I became obsessed with parental apps and being able to lock down what she can and cannot access. It is a daily struggle as she nears becoming a full-blown teenager, I realize that her technology smarts and access will almost always outsmart mine. These articles have really made me stop and think about the fact that there is no separating “non-online” life from online life. In our world, the two must go hand in hand. So who’s responsibility is it to teach this way of life to our youth? I think it is both the parent’s and the school’s job to teach this to our children. However I think that the schools and the teachers have a very special role to play in this. For anyone who has children, you know that what a teacher, or anyone else for that matter, tells your child is often taken more seriously than if spoken by a parent. Especially in this area where kids often write off their parents as being lame or overprotective. The other reason that it is extremely important that these skills be taught in school is the fact that not all students have equal access to technology, whether it be a circumstance of the economic family situation (not every family can afford a lot of technology devices or internet at home), or parental control (not every parent has varying degrees of monitoring and or allowing the use of devices). I believe that answer to this is to teach our students from kinder garden on, in cross-curricular ways the Nine Elements of Digital Citizenship. This point I have just stated fits into the 1st element of digital access.

Screen shot of the 9 elements to digital citizenship presented in the article.
Screen shot of the 9 elements to digital citizenship presented in the article.

The best-suited subjects suitable for cross-curricular teaching of these elements would be English, Health and Social Studies. I believe that these subjects along with these elements are best taught in a cross-curricular way, instead of being separated into individual lessons and units. I really love the idea of a classroom blog, where students can share their work and learn to give good peer feedback as well. When we look at the English outcomes there is so much to do with identity, community and social responsibility. Each of these areas is inherently a cross-curricular opportunity for health and social studies, so why not also allow them to complete this work with digital technology.
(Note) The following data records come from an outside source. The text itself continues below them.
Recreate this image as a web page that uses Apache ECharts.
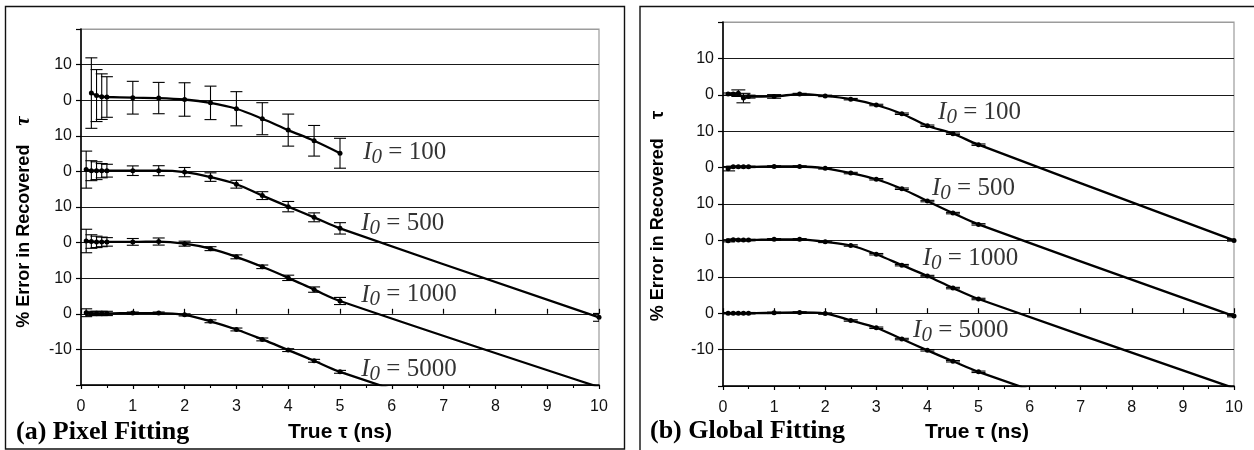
<!DOCTYPE html>
<html>
<head>
<meta charset="utf-8">
<script src="https://cdn.jsdelivr.net/npm/echarts@6/dist/echarts.min.js"></script>
<style>
  html, body { margin: 0; padding: 0; background: #fff; }
  #chart { width: 1254px; height: 450px; }
</style>
</head>
<body>
<div id="chart"></div>
<script>
// True lifetimes (ns) at which the recovered lifetime was evaluated
const tau = [0.1, 0.2, 0.3, 0.4, 0.5, 1, 1.5, 2, 2.5, 3, 3.5, 4, 4.5, 5, 10];
const intensities = [100, 500, 1000, 5000];
// Each intensity curve is shifted up so the four stacks share one axis
const stackOffsets = [60, 40, 20, 0];

const yTickValues = [-20, -10, 0, 10, 20, 30, 40, 50, 60, 70, 80];
const yTickText   = ['', '-10', '0', '10', '0', '10', '0', '10', '0', '10', ''];

// (a) Pixel fitting: % error in recovered tau and its spread
const pixel100      = [null, 2.0, 1.3, 1.0, 0.9, 0.7, 0.6, 0.2, -0.75, -2.4, -5.2, -8.4, -11.4, -14.9, null];
const pixel100Err   = [null, 9.9, 7.3, 6.4, 5.7, 4.6, 4.4, 4.7, 4.7, 4.8, 4.5, 4.5, 4.3, 4.2, null];
const pixel500      = [0.5, 0.2, 0.2, 0.2, 0.2, 0.2, 0.2, -0.2, -1.6, -3.6, -6.8, -9.9, -12.9, -16.0, -41.0];
const pixel500Err   = [5.2, 2.8, 2.5, 2.0, 1.8, 1.35, 1.4, 1.3, 1.2, 1.1, 1.1, 1.45, 1.25, 1.6, 1.1];
const pixel1000     = [0.45, 0.3, 0.2, 0.2, 0.2, 0.2, 0.3, -0.3, -1.7, -4.0, -6.8, -9.9, -13.2, -16.4, -40.6];
const pixel1000Err  = [3.3, 1.9, 1.6, 1.35, 1.2, 0.95, 1.0, 0.7, 0.55, 0.55, 0.5, 0.75, 0.75, 1.0, 0.8];
const pixel5000     = [0.3, 0.1, 0.1, 0.1, 0.1, 0.2, 0.2, -0.3, -2.1, -4.4, -7.2, -10.2, -13.2, -16.3, -40.5];
const pixel5000Err  = [1.1, 0.6, 0.6, 0.6, 0.6, 0.3, 0.3, 0.3, 0.4, 0.4, 0.4, 0.4, 0.4, 0.4, 0.4];

// (b) Global fitting
const global100     = [0.2, 0.2, 0.45, -0.9, -0.5, -0.45, 0.2, -0.3, -1.2, -2.8, -5.2, -8.5, -10.7, -13.7, -40.0];
const global100Err  = [0.3, 0.3, 0.9, 1.3, 0.4, 0.5, 0.2, 0.2, 0.2, 0.2, 0.2, 0.2, 0.2, 0.2, 0.2];
const global500     = [-0.3, 0.2, 0.2, 0.2, 0.2, 0.3, 0.3, -0.2, -1.5, -3.2, -5.8, -9.2, -12.5, -15.6, -40.8];
const global500Err  = [0.6, 0.2, 0.2, 0.2, 0.2, 0.2, 0.2, 0.2, 0.2, 0.2, 0.2, 0.2, 0.2, 0.2, 0.2];
const global1000    = [-0.1, 0.2, 0.1, 0.1, 0.1, 0.3, 0.3, -0.4, -1.4, -3.8, -6.8, -9.8, -13.1, -16.1, -40.6];
const global1000Err = [0.3, 0.2, 0.2, 0.2, 0.2, 0.2, 0.2, 0.2, 0.2, 0.2, 0.2, 0.2, 0.2, 0.2, 0.2];
const global5000    = [0.0, 0.0, 0.0, 0.0, 0.0, 0.1, 0.2, -0.1, -2.0, -4.0, -7.1, -10.2, -13.2, -16.1, -40.6];
const global5000Err = [0.2, 0.2, 0.2, 0.2, 0.2, 0.2, 0.2, 0.2, 0.2, 0.2, 0.2, 0.2, 0.2, 0.2, 0.2];

const SANS = '"Liberation Sans", Arial, sans-serif';
const SERIF = '"Liberation Serif", "Times New Roman", serif';
const INK = '#000';

const panels = [
  {
    values: [pixel100, pixel500, pixel1000, pixel5000],
    errors: [pixel100Err, pixel500Err, pixel1000Err, pixel5000Err],
    grid: { left: 81, top: 29, right: 655, bottom: 65 },
    capHalf: 6,
    // text anchors for the intensity captions, in axis units
    captionAt: [[5.44, 45.2], [5.40, 25.5], [5.40, 5.3], [5.40, -15.6]]
  },
  {
    values: [global100, global500, global1000, global5000],
    errors: [global100Err, global500Err, global1000Err, global5000Err],
    grid: { left: 723, top: 22, right: 20, bottom: 64 },
    capHalf: 7,
    captionAt: [[4.20, 55.1], [4.08, 34.3], [3.90, 15.1], [3.71, -4.7]]
  }
];

const Y_MIN = yTickValues[0];
const Y_MAX = yTickValues[yTickValues.length - 1];

function errorBarRenderer(capHalf) {
  return function (params, api) {
    const x = api.value(0);
    const lo = api.coord([x, api.value(1)]);
    const hi = api.coord([x, api.value(2)]);
    const style = { stroke: INK, lineWidth: 1.1 };
    return {
      type: 'group',
      children: [
        { type: 'line', shape: { x1: lo[0], y1: lo[1], x2: hi[0], y2: hi[1] }, style },
        { type: 'line', shape: { x1: lo[0] - capHalf, y1: lo[1], x2: lo[0] + capHalf, y2: lo[1] }, style },
        { type: 'line', shape: { x1: hi[0] - capHalf, y1: hi[1], x2: hi[0] + capHalf, y2: hi[1] }, style }
      ]
    };
  };
}

const grids = [], xAxes = [], yAxes = [], series = [];

panels.forEach(function (panel, p) {
  grids.push(Object.assign({ show: true, borderColor: '#9c9c9c', borderWidth: 1.2, backgroundColor: 'transparent' }, panel.grid));

  // main x axis: labels, outward ticks and half-unit minor ticks
  xAxes.push({
    type: 'value', gridIndex: p, min: 0, max: 10, interval: 1,
    axisLine: { show: true, onZero: false, lineStyle: { color: INK, width: 1.6 } },
    axisTick: { show: true, inside: false, length: 4, lineStyle: { color: INK, width: 1.2 } },
    minorTick: { show: true, splitNumber: 2, length: 3, lineStyle: { color: INK, width: 1.1 } },
    axisLabel: { margin: 14, color: '#111', fontFamily: SANS, fontSize: 16 },
    splitLine: { show: false }
  });
  // second axis on the same scale so the major ticks cross the axis line
  xAxes.push({
    type: 'value', gridIndex: p, min: 0, max: 10, interval: 1, position: 'bottom',
    axisLine: { show: false },
    axisTick: { show: true, inside: true, length: 5, lineStyle: { color: INK, width: 1.2 } },
    axisLabel: { show: false },
    splitLine: { show: false }
  });

  const splitColors = yTickValues.map(function (v) { return v === Y_MAX ? '#9c9c9c' : '#1a1a1a'; });
  yAxes.push({
    type: 'value', gridIndex: p, min: Y_MIN, max: Y_MAX, interval: 10,
    axisLine: { show: true, onZero: false, lineStyle: { color: INK, width: 1.6 } },
    axisTick: { show: true, inside: false, length: 5, lineStyle: { color: INK, width: 1.2 } },
    axisLabel: {
      margin: 9, color: '#111', fontFamily: SANS, fontSize: 16,
      formatter: function (v) {
        const i = yTickValues.indexOf(v);
        return i < 0 ? '' : yTickText[i];
      }
    },
    splitLine: { show: true, lineStyle: { color: splitColors, width: 1 } }
  });

  const xIdx = p * 2;
  panel.values.forEach(function (vals, k) {
    const off = stackOffsets[k];
    const errs = panel.errors[k];
    const lineData = tau.map(function (t, i) {
      return vals[i] == null ? [t, null] : [t, vals[i] + off];
    });
    const barData = [];
    tau.forEach(function (t, i) {
      if (vals[i] == null || errs[i] == null) return;
      const c = vals[i] + off;
      if (c < Y_MIN || c > Y_MAX) return;
      barData.push([t, c - errs[i], c + errs[i]]);
    });

    series.push({
      type: 'custom', name: 'err' + p + '_' + intensities[k],
      xAxisIndex: xIdx, yAxisIndex: p,
      renderItem: errorBarRenderer(panel.capHalf),
      encode: { x: 0, y: [1, 2] },
      clip: true, silent: true, z: 3,
      data: barData
    });
    series.push({
      type: 'line', name: 'I0=' + intensities[k] + (p ? ' global' : ' pixel'),
      xAxisIndex: xIdx, yAxisIndex: p,
      data: lineData,
      smooth: 0.35,
      connectNulls: false,
      clip: true,
      symbol: 'circle', symbolSize: 5,
      itemStyle: { color: INK },
      lineStyle: { color: INK, width: 2.3 },
      silent: true, z: 4
    });
  });

  // intensity captions, anchored in axis units
  series.push({
    type: 'scatter', name: 'captions' + p,
    xAxisIndex: xIdx, yAxisIndex: p,
    symbolSize: 1, itemStyle: { color: 'rgba(0,0,0,0)' },
    silent: true, z: 5,
    data: panel.captionAt.map(function (pt, k) { return { value: pt, intensity: intensities[k] }; }),
    label: {
      show: true, position: 'right', distance: 0,
      formatter: function (d) { return '{i|I}{s|0}{n| = ' + d.data.intensity + '}'; },
      rich: {
        i: { fontFamily: SERIF, fontStyle: 'italic', fontSize: 25, lineHeight: 25, verticalAlign: 'bottom', color: INK },
        s: { fontFamily: SERIF, fontStyle: 'italic', fontSize: 21, height: 15, lineHeight: 15, verticalAlign: 'bottom', color: INK },
        n: { fontFamily: SERIF, fontSize: 25, lineHeight: 25, verticalAlign: 'bottom', color: INK }
      }
    }
  });
});

function axisTitle(x, y, tauStyle) {
  return {
    type: 'text', x: x, y: y, rotation: Math.PI / 2, z: 10,
    style: {
      text: '{a|% Error in Recovered }{t|τ}',
      align: 'center', verticalAlign: 'middle',
      rich: {
        a: { fontFamily: SANS, fontWeight: 'bold', fontSize: 18, fill: INK },
        t: tauStyle
      }
    }
  };
}

const graphic = [
  // panel frames
  { type: 'rect', shape: { x: 5.5, y: 6.5, width: 619, height: 442.5 }, style: { fill: 'none', stroke: '#111', lineWidth: 1.4 }, z: 0 },
  { type: 'rect', shape: { x: 640, y: 6.5, width: 700, height: 500 }, style: { fill: 'none', stroke: '#111', lineWidth: 1.4 }, z: 0 },
  axisTitle(24, 222, { fontFamily: SERIF, fontStyle: 'italic', fontWeight: 'bold', fontSize: 21, padding: [0, 0, 0, 14], fill: INK }),
  axisTitle(658, 216, { fontFamily: SANS, fontWeight: 'bold', fontSize: 19, padding: [0, 0, 0, 14], fill: INK }),
  { type: 'text', x: 288, y: 432, z: 10, style: { text: 'True τ (ns)', fontFamily: SANS, fontWeight: 'bold', fontSize: 21, fill: INK, align: 'left', verticalAlign: 'middle' } },
  { type: 'text', x: 925, y: 432, z: 10, style: { text: 'True τ (ns)', fontFamily: SANS, fontWeight: 'bold', fontSize: 21, fill: INK, align: 'left', verticalAlign: 'middle' } },
  { type: 'text', x: 16, y: 432, z: 10, style: { text: '(a) Pixel Fitting', fontFamily: SERIF, fontWeight: 'bold', fontSize: 26, fill: INK, align: 'left', verticalAlign: 'middle' } },
  { type: 'text', x: 650, y: 431, z: 10, style: { text: '(b) Global Fitting', fontFamily: SERIF, fontWeight: 'bold', fontSize: 26, fill: INK, align: 'left', verticalAlign: 'middle' } }
];

const chart = echarts.init(document.getElementById('chart'), null, { renderer: 'canvas' });
chart.setOption({
  backgroundColor: '#fff',
  animation: false,
  grid: grids,
  xAxis: xAxes,
  yAxis: yAxes,
  series: series,
  graphic: graphic
});
</script>
</body>
</html>
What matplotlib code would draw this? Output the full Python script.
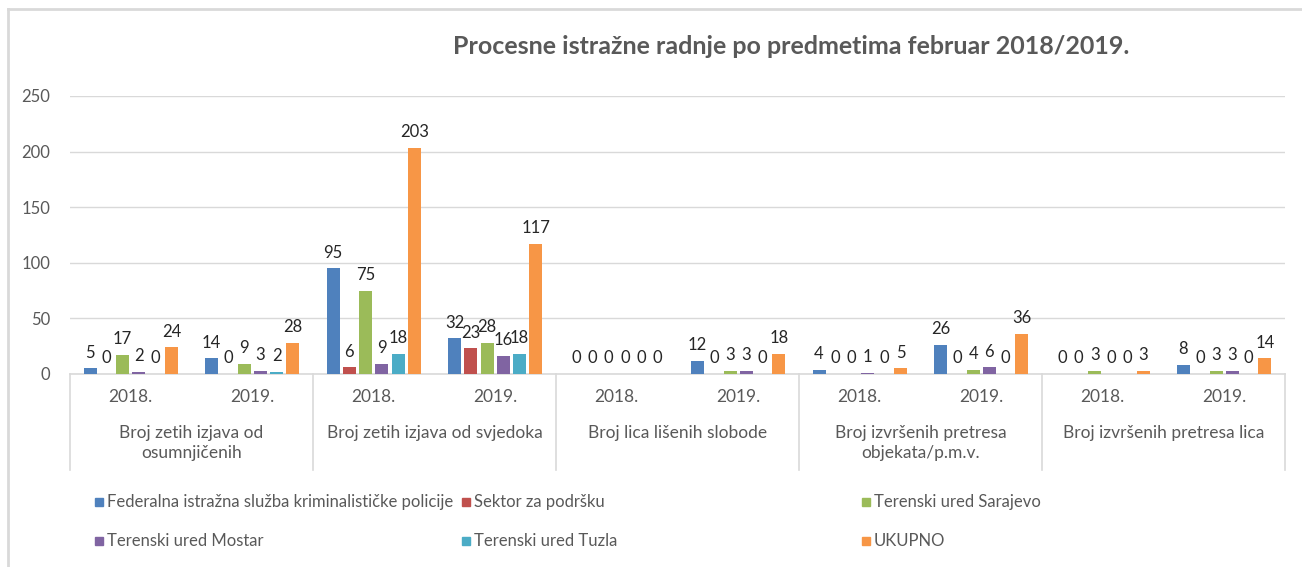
import numpy as np
import matplotlib.pyplot as plt
from matplotlib.patches import Rectangle
from matplotlib.lines import Line2D
from matplotlib.transforms import blended_transform_factory

# -----------------------------
# Data
# -----------------------------

categories = [
    "Broj zetih izjava od\nosumnjičenih",
    "Broj zetih izjava od svjedoka",
    "Broj lica lišenih slobode",
    "Broj izvršenih pretresa\nobjekata/p.m.v.",
    "Broj izvršenih pretresa lica",
]
years = ["2018.", "2019."]

series_names = [
    "Federalna istražna služba kriminalističke policije",
    "Sektor za podršku",
    "Terenski ured Sarajevo",
    "Terenski ured Mostar",
    "Terenski ured Tuzla",
    "UKUPNO",
]

# one value per (category, year) slot, in order
federalna = [5, 14, 95, 32, 0, 12, 4, 26, 0, 8]
sektor = [0, 0, 6, 23, 0, 0, 0, 0, 0, 0]
sarajevo = [17, 9, 75, 28, 0, 3, 0, 4, 3, 3]
mostar = [2, 3, 9, 16, 0, 3, 1, 6, 0, 3]
tuzla = [0, 2, 18, 18, 0, 0, 0, 0, 0, 0]
ukupno = [24, 28, 203, 117, 0, 18, 5, 36, 3, 14]

series = [federalna, sektor, sarajevo, mostar, tuzla, ukupno]
colors = ["#4F81BD", "#C0504D", "#9BBB59", "#8064A2", "#4BACC6", "#F79646"]

# -----------------------------
# Figure
# -----------------------------

plt.rcParams["font.family"] = ["Lato", "DejaVu Sans"]

W, H = 1302, 567
fig = plt.figure(figsize=(W / 100, H / 100), dpi=100)

x0, x1 = 70, 1285
y_top, y_zero = 96, 374
ax = fig.add_axes([x0 / W, (H - y_zero) / H, (x1 - x0) / W, (y_zero - y_top) / H])

n_slots = len(federalna)
centers = np.arange(n_slots) + 0.5
step = 0.134
bar_w = 0.107

for i, (vals, col, name) in enumerate(zip(series, colors, series_names)):
    xs = centers + (i - 2.5) * step
    ax.bar(xs, vals, width=bar_w, color=col, label=name, zorder=3)
    for x, v in zip(xs, vals):
        ax.text(x, v + 7, str(v), ha="center", va="bottom",
                fontsize=12, color="#262626", zorder=4)

ax.set_xlim(0, n_slots)
ax.set_ylim(0, 250)
ax.set_yticks([0, 50, 100, 150, 200, 250])
ax.tick_params(axis="y", length=0, pad=14, labelsize=12, labelcolor="#595959")
ax.set_xticks([])
ax.grid(axis="y", color="#D9D9D9", linewidth=1, zorder=0)
for s in ["top", "right", "left"]:
    ax.spines[s].set_visible(False)
ax.spines["bottom"].set_color("#D9D9D9")
ax.spines["bottom"].set_linewidth(1.2)

# grouped category axis
trans = blended_transform_factory(ax.transData, ax.transAxes)
ax_h = y_zero - y_top
sep_bottom = -(470 - y_zero) / ax_h
for k in range(0, n_slots + 1, 2):
    ax.add_line(Line2D([k, k], [0, sep_bottom], transform=trans,
                       color="#D9D9D9", linewidth=1.2, clip_on=False))

for j, c in enumerate(centers):
    ax.text(c, -(397 - y_zero) / ax_h, years[j % 2], transform=trans,
            ha="center", va="center", fontsize=12.5, color="#595959")

for g, cat in enumerate(categories):
    ax.text(2 * g + 1, -(425 - y_zero) / ax_h, cat, transform=trans,
            ha="center", va="top", fontsize=12.5, color="#595959",
            linespacing=1.3)

# title
fig.text(791 / W, 1 - 47 / H, "Procesne istražne radnje po predmetima februar 2018/2019.",
         ha="center", va="center", fontsize=18, fontweight="bold", color="#595959")

# legend (row-major like the original)
leg_pos = [(95, 502), (462, 502), (862, 502), (95, 541), (462, 541), (862, 541)]
for (lx, ly), col, name in zip(leg_pos, colors, series_names):
    fig.patches.append(Rectangle((lx / W, 1 - (ly + 4) / H), 8 / W, 8 / H,
                                 transform=fig.transFigure, color=col))
    fig.text((lx + 12) / W, 1 - ly / H, name, ha="left", va="center",
             fontsize=12, color="#595959")

# outer chart border (top and left)
fig.add_artist(Line2D([8 / W, 1], [1 - 9 / H, 1 - 9 / H], transform=fig.transFigure,
                      color="#D9D9D9", linewidth=2))
fig.add_artist(Line2D([8 / W, 8 / W], [1 - 9 / H, 0], transform=fig.transFigure,
                      color="#D9D9D9", linewidth=2))

fig.savefig("out.png", dpi=100)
Q- What is your best cross-curricular idea for incorporating digital citizenship into the everyday classroom?

Screen shot of the Grade 4 English Curriculum CR4.1
Screen shot of the Grade 4 English Curriculum CR4.1

There are two other parts of this idea of a classroom blog that I love:

First off it is differentiated instruction at its best. Students can be given the opportunities to express themselves and their understandings through multi-media sources, or by also accessing the aids of extensions and or apps without being singled out as needing it. For example, my daughter suffers from a learning disability and has a school-approved I pad and alternate ways to complete assignments. However, doing so singles her out as not being as smart or capable or just different. As a result, she often chooses to forgo the utilization of these aids and completed the assignments in the same form as her classmates. Unfortunately, this means she gets lower grades as she can not show her true understanding in these ways.

Q- Do you support choice in student assignments, both topic and means of communication?

Secondly, the opportunity for peers to engage in and receive formative feedback from peers and teachers is unlike no other experience. Teachers can use the format of 3 stars and a wish to help guide students on effective peer feedback. Teaching students how to give feedback directly opens up discussions and learning about digital health and welfare.

Q- What are your tips for encouraging positive peer feedback?

Two possible road blocks to this are:

  1. Parental Consent/School regulations. I know at my children’s school they have very strict rules around what is allowed in so far as students work and pictures being posted online. This could present complications.
  2. School access to technology. Many schools have limited access to iPads or computers, where classes need to sign up weeks in advance to be able to use the devices for 1 period. This would make using a classroom blog as a source for many periods a day impossible. This limited use of the devices also refrains the students from having the time to practice their skills.

Q- What other roadblocks do you for-see a teacher encountering in implementing a classroom blog?

Creating and using a classroom blog allows students to learn and practice and build on all the 9 elements in an integrated and cross-curricular way. By teaching these elements in school is ensures that all students have equal access to this learning which is detrimental to their future safety and success.